O Estado de S. Paulo
Antes que os poderes sejam reduzidos, o Judiciário aumenta suas defesas – aqui e no restante do mundo
A decisão do ministro Gilmar Mendes –
restringindo a possibilidade de pedidos de impeachment contra ministros do STF
exclusivamente à Procuradoria-Geral da República – foi recebida com surpresa e
acusada, por alguns, de autoproteção corporativa. Mas, ao contrário do que
parece, o movimento deve ser interpretado como parte de um fenômeno bem
documentado na literatura de ciência política e do Direito comparado: Cortes
reagindo preventivamente quando percebem ameaça política real.
Em democracias, tribunais constitucionais dependem de legitimidade e de estabilidade institucional para exercer suas funções. Quando ambos os pilares começam a estremecer por ataques diretos de outros Poderes, é comum que as Cortes adotem decisões que funcionam como escudos preventivos contra tentativas de redução de suas competências ou capturá-las politicamente.
Esse comportamento é previsível. Instituições não são atores neutros em ambientes de conflito. Tom Ginsburg e Aziz Huq mostram que, quando os custos de inação superam os custos de ação, Supremas Cortes tendem a “endurecer” e produzir jurisprudência defensiva, destinada a aumentar sua resiliência diante de ameaças externas. Da mesma forma, estudos recentes mostram que o desgaste da confiança pública no Judiciário, hoje observável em várias democracias, incentiva movimentos estratégicos de autopreservação por parte das Cortes.
O caso brasileiro se encaixa perfeitamente
nesse padrão. O Congresso discute, há meses, propostas para reduzir poderes do
STF. Nesse ambiente, a probabilidade de uma reação preventiva aumenta. A
decisão de Gilmar Mendes, nesse sentido, não deve ser vista isoladamente, mas
como parte de um tabuleiro institucional mais amplo.

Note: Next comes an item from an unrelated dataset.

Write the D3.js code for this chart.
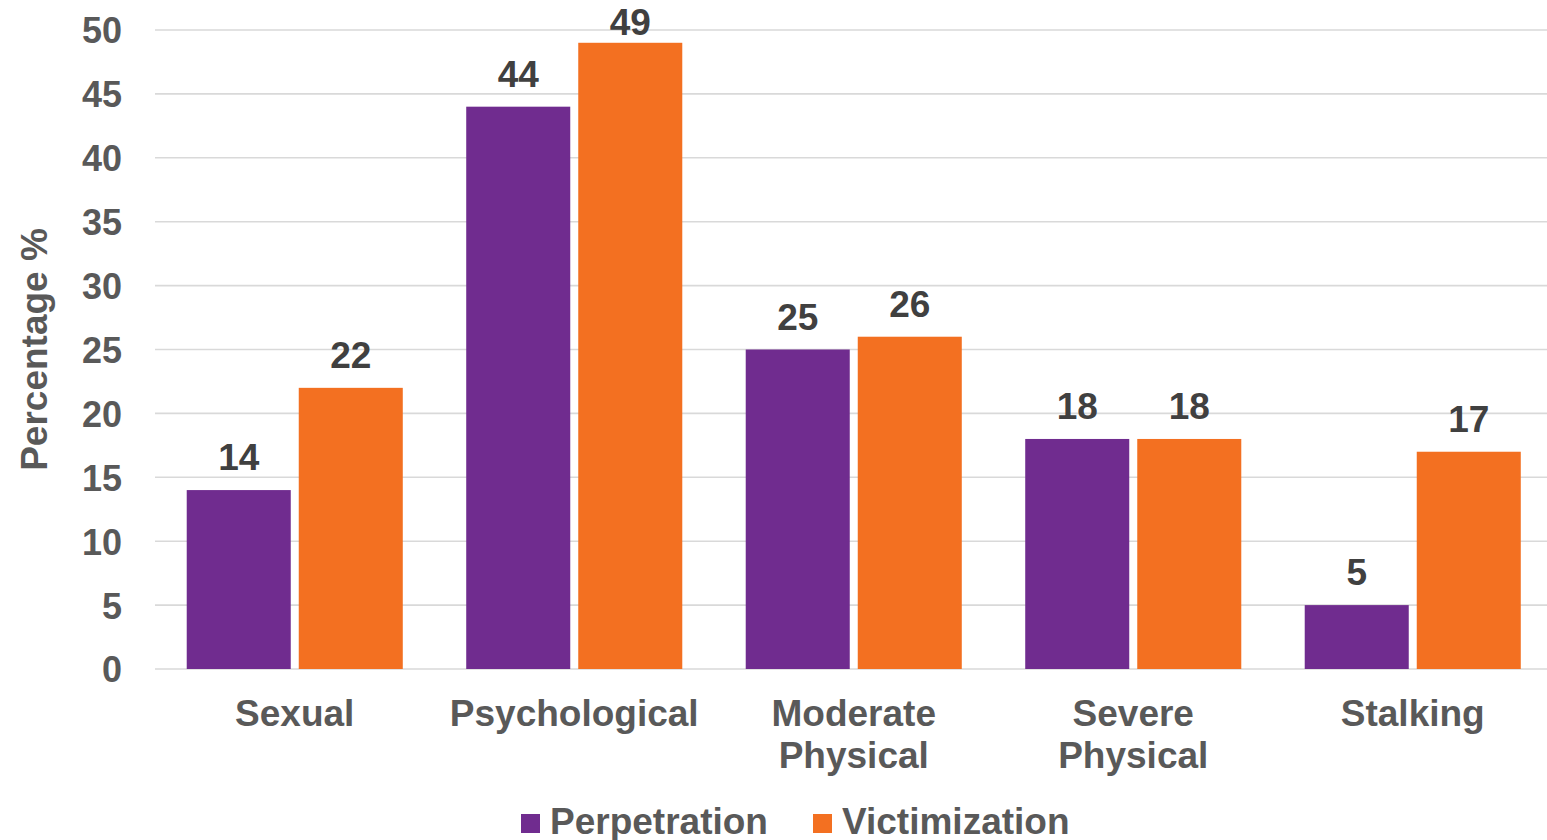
<!DOCTYPE html>
<html>
<head>
<meta charset="utf-8">
<script src="https://cdn.jsdelivr.net/npm/d3@7"></script>
<style>
  html, body { margin: 0; padding: 0; background: #fff; }
  svg { display: block; font-family: Arial, "Liberation Sans", sans-serif; font-weight: bold; }
</style>
</head>
<body>
<svg id="chart" width="1547" height="840"></svg>
<script>
// Abuse types and prevalence (%) by role
const categories = [["Sexual"], ["Psychological"], ["Moderate", "Physical"], ["Severe", "Physical"], ["Stalking"]];
const seriesNames = ["Perpetration", "Victimization"];
const perpetration = [14, 44, 25, 18, 5];
const victimization = [22, 49, 26, 18, 17];
const yTicks = [0, 5, 10, 15, 20, 25, 30, 35, 40, 45, 50];
const colors = ["#702C8F", "#F37021"];

const svg = d3.select("#chart");
const plot = { left: 155, right: 1552.5, top: 30, bottom: 669 };

const catKeys = categories.map(c => c.join(" "));
const values = [perpetration, victimization];

const x0 = d3.scaleBand()
  .domain(catKeys)
  .range([plot.left, plot.right])
  .paddingInner(0.227)
  .paddingOuter(0.1135);

const x1 = d3.scaleBand()
  .domain(seriesNames)
  .range([0, x0.bandwidth()])
  .paddingInner(0.0714);

const y = d3.scaleLinear().domain([0, 50]).range([plot.bottom, plot.top]);

// Gridlines
svg.append("g")
  .selectAll("line")
  .data(yTicks)
  .join("line")
  .attr("x1", plot.left).attr("x2", 1547)
  .attr("y1", d => y(d)).attr("y2", d => y(d))
  .attr("stroke", "#D9D9D9")
  .attr("stroke-width", 1.6);

// Y axis tick labels
const yAxis = d3.axisLeft(y).tickValues(yTicks).tickSize(0).tickPadding(0);
const yg = svg.append("g").attr("transform", "translate(122,0)").call(yAxis);
yg.select(".domain").remove();
yg.selectAll("text")
  .attr("font-family", "Arial, 'Liberation Sans', sans-serif")
  .attr("font-weight", "bold")
  .attr("font-size", 36)
  .attr("fill", "#595959")
  .attr("dy", "0.36em");

// Y axis title
svg.append("text")
  .attr("transform", `translate(47,${(plot.top + plot.bottom) / 2}) rotate(-90)`)
  .attr("text-anchor", "middle")
  .attr("font-size", 37)
  .attr("fill", "#595959")
  .text("Percentage %");

// Bars
const groups = svg.append("g")
  .selectAll("g")
  .data(catKeys)
  .join("g")
  .attr("transform", d => `translate(${x0(d)},0)`);

groups.each(function(cat, ci) {
  const g = d3.select(this);
  seriesNames.forEach((s, si) => {
    const v = values[si][ci];
    g.append("rect")
      .attr("x", x1(s))
      .attr("y", y(v))
      .attr("width", x1.bandwidth())
      .attr("height", y(0) - y(v))
      .attr("fill", colors[si]);
    g.append("text")
      .attr("x", x1(s) + x1.bandwidth() / 2)
      .attr("y", Math.max(y(v) - 20, 35))
      .attr("text-anchor", "middle")
      .attr("font-size", 37)
      .attr("fill", "#404040")
      .text(v);
  });
});

// Category labels
const xg = svg.append("g");
categories.forEach((lines, i) => {
  const cx = x0(catKeys[i]) + x0.bandwidth() / 2;
  const t = xg.append("text")
    .attr("x", cx)
    .attr("y", 726)
    .attr("text-anchor", "middle")
    .attr("font-size", 37)
    .attr("fill", "#595959");
  lines.forEach((ln, j) => {
    t.append("tspan")
      .attr("x", cx)
      .attr("dy", j === 0 ? 0 : 42)
      .text(ln);
  });
});

// Legend
const legendItems = [
  { name: seriesNames[0], color: colors[0], x: 521 },
  { name: seriesNames[1], color: colors[1], x: 813 }
];
const lg = svg.append("g");
legendItems.forEach(it => {
  lg.append("rect")
    .attr("x", it.x).attr("y", 814)
    .attr("width", 19).attr("height", 19)
    .attr("fill", it.color);
  lg.append("text")
    .attr("x", it.x + 29).attr("y", 834)
    .attr("font-size", 37)
    .attr("fill", "#595959")
    .text(it.name);
});
</script>
</body>
</html>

Não se trata de um fenômeno brasileiro. Em
Israel, por exemplo, a High Court of Justice realizou um movimento semelhante
em 2023-2024, quando o governo de Binyamin Netanyahu tentou aprovar reformas
para enfraquecer a Corte. A resposta do Judiciário israelense foi clara:
decisões robustas, assertivas e coordenadas para bloquear, antes que fosse
tarde, a erosão de suas competências. O que ocorreu ali se tornou um caso
paradigmático de preemptive strike judicial – uma reação institucional à iminência
de perda de poder.
O mesmo mecanismo ajuda a explicar o comportamento do STF agora. Quando o Legislativo sinaliza que pretende mudar as regras do jogo, a tendência é que o tribunal identifique a conjuntura como perigosa. Se o sistema político ameaça alterar os pesos e contrapesos, a resposta do Judiciário tende a ser justamente reforçá-los.